This is probably mostly an apology for whatever algorithm drives (or in my case doesn’t really) traffic to this site, but sorry it is late. This is entirely my fault, since no one else writes this blog, and really while the cause is me, the biggest victim is also me, because I do this whole project as a way to motivate myself and stuff and clearly I failed at that. So sorry, me, and also I will get my undying revenge.

This past weekend my super amazing girlfriend, another friend of mine, the friend’s dog Barley, and I risked death by visiting Great Falls National Park.

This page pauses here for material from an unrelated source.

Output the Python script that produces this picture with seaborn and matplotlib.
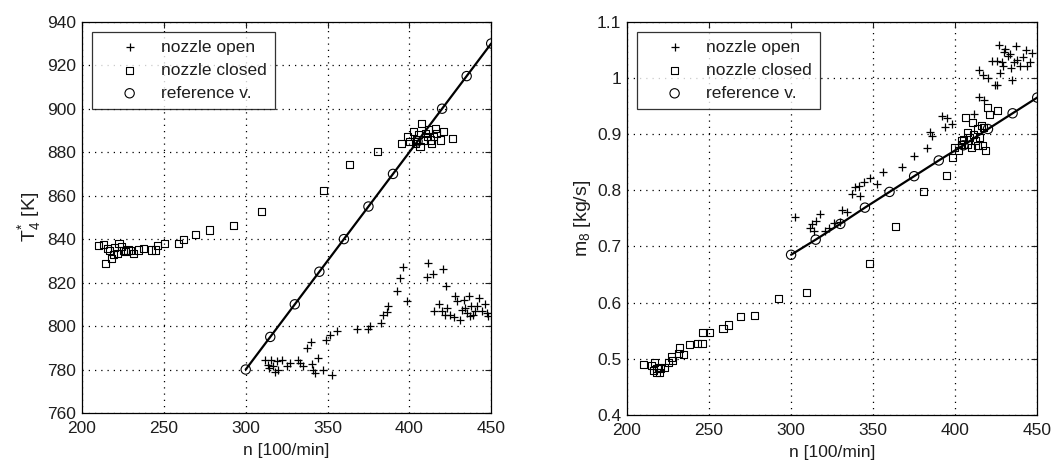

I had been to Great Falls I think just once before this past weekend. I visited because of course it was on Atlas Obscura. It is a fairly stunning place. My super amazing girlfriend and I live in Alexandria, which is on the Potomac river, and it is of course a cute little placid thing, despite George Washington’s hopes it would be the Nile of America or whatever. But you go just a little up it and suddenly there is this massive and violent torrent of water which I never would have suspected was there because I never studied geography too closely. Here is a gif of it, to complement the picture at the top:

After the gorgeous views and awe of nature in its rawest forms, I think the next most striking part of the park is how starkly they warn you that you will almost certainly die if you even think about touching the water. Their website is worth a peruse. They warn you this because it is true. Here is a Washington Post article describing the how and why of its deadliness. Basically, it is a huge volume of water flowing through a very narrow space, so the currents are extremely swift. And although the falls part of the falls, the bit in the picture and gif, look deadly, just down river is a placid-looking little part. But it is covering a irregular bottom with pits that cause roiling underwater currents of up to thirty-five knots! So people jump in for a nice little swim and get swept underwater and die.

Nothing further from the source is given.